_INPUT MATERIAL:_
* Start *

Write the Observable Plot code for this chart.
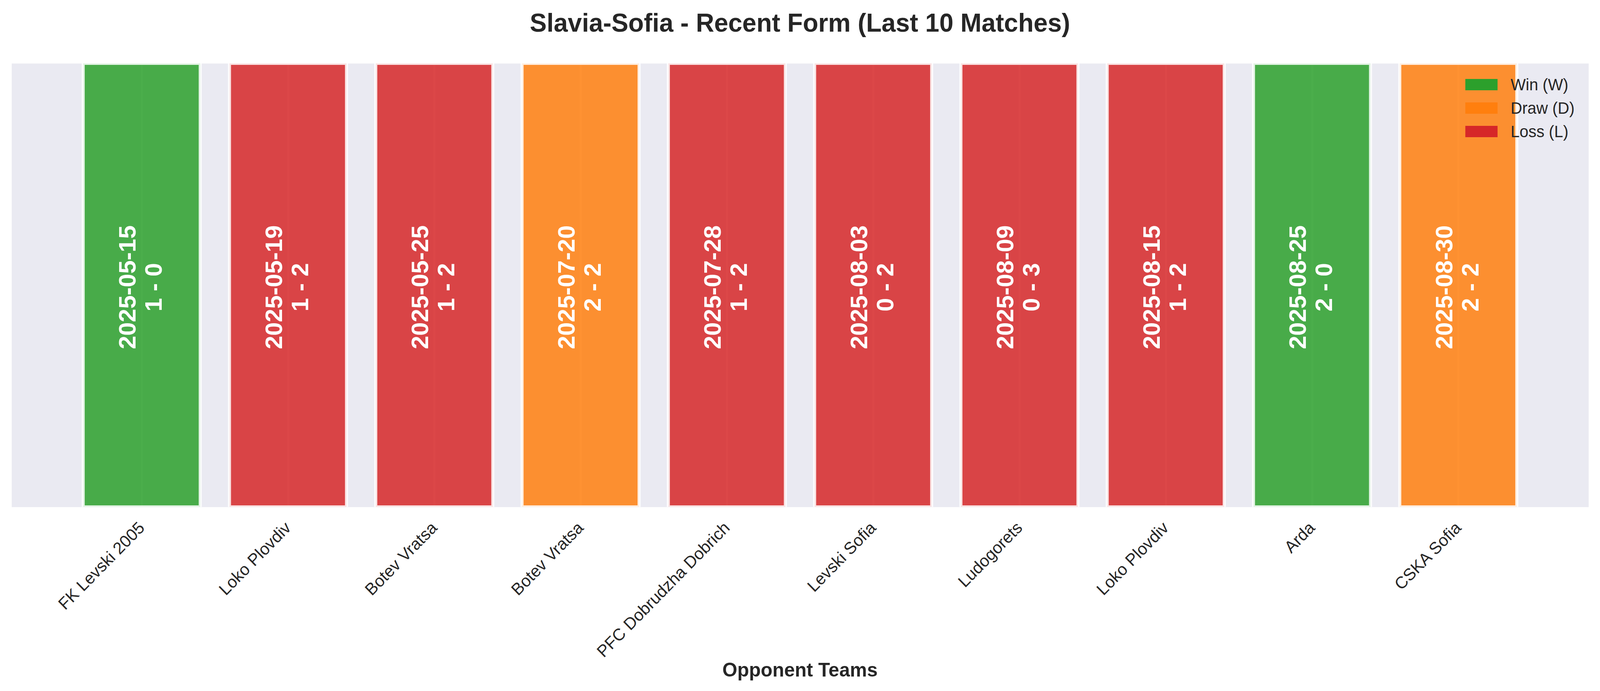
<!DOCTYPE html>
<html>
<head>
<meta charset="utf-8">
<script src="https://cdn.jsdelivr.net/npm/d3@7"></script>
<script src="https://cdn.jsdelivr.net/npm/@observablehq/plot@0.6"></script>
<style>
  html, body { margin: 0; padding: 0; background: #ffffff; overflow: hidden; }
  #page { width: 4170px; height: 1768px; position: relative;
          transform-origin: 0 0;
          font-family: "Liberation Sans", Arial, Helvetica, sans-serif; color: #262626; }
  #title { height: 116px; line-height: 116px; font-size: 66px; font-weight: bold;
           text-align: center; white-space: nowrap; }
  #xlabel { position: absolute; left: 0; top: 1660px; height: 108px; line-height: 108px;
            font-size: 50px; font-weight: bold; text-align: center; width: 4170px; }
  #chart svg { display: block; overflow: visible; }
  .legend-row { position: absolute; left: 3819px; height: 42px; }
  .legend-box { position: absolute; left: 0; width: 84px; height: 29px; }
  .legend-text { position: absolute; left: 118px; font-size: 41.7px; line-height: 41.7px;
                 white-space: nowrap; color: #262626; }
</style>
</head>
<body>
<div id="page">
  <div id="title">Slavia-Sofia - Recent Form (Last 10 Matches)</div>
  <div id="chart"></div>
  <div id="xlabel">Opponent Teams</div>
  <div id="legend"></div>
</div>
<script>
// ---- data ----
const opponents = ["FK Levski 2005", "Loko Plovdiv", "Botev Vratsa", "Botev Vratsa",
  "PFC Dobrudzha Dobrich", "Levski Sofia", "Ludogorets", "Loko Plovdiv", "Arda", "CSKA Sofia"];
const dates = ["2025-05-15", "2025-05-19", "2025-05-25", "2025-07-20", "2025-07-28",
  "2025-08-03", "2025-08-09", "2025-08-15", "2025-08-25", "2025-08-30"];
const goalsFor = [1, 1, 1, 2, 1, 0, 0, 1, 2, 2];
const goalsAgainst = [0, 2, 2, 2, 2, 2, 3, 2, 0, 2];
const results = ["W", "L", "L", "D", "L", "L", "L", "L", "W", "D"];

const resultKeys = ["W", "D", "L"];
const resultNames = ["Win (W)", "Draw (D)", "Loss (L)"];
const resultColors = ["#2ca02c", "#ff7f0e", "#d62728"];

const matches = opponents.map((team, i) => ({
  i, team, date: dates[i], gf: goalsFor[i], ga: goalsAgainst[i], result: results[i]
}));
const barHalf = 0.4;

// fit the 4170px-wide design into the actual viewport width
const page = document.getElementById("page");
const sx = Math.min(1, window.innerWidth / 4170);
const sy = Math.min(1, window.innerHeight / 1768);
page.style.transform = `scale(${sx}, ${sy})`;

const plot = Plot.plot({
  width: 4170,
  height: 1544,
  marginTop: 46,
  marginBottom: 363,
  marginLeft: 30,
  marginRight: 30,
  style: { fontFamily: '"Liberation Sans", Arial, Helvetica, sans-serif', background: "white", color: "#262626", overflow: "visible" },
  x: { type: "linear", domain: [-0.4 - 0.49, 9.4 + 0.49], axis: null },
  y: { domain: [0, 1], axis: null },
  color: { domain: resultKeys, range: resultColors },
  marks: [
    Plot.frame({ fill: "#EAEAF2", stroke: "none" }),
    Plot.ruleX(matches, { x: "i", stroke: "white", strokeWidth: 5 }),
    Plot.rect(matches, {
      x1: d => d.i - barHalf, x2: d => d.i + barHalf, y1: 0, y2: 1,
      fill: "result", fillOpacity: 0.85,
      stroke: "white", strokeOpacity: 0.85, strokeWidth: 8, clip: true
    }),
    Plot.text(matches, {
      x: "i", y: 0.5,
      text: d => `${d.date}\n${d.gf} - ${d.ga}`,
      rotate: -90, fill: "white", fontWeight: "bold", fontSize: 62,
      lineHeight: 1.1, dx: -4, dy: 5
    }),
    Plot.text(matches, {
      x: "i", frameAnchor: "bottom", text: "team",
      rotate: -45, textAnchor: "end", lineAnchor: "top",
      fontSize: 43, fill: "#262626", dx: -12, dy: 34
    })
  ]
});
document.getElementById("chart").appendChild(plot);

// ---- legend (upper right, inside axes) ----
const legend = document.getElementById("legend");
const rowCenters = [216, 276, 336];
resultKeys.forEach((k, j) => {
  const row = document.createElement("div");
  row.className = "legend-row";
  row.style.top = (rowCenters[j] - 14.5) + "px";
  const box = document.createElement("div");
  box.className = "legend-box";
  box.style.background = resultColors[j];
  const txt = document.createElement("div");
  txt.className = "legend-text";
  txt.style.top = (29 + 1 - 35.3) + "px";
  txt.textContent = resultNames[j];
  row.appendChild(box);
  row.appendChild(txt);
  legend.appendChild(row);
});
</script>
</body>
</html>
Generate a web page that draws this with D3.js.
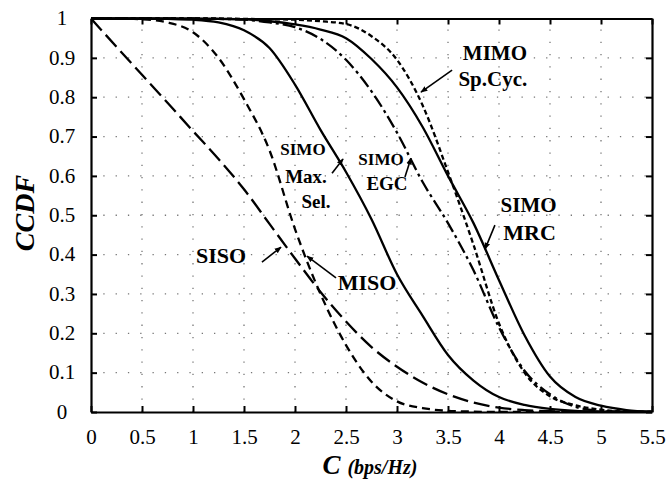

* End *

_TASK PROMPT:_
Identify and list each line with the word "page".

_OUTPUT OF THE EXERCISE:_
  #page { width: 4170px; height: 1768px; position: relative;
<div id="page">
const page = document.getElementById("page");
page.style.transform = `scale(${sx}, ${sy})`;
Generate a web page that draws this with D3.js.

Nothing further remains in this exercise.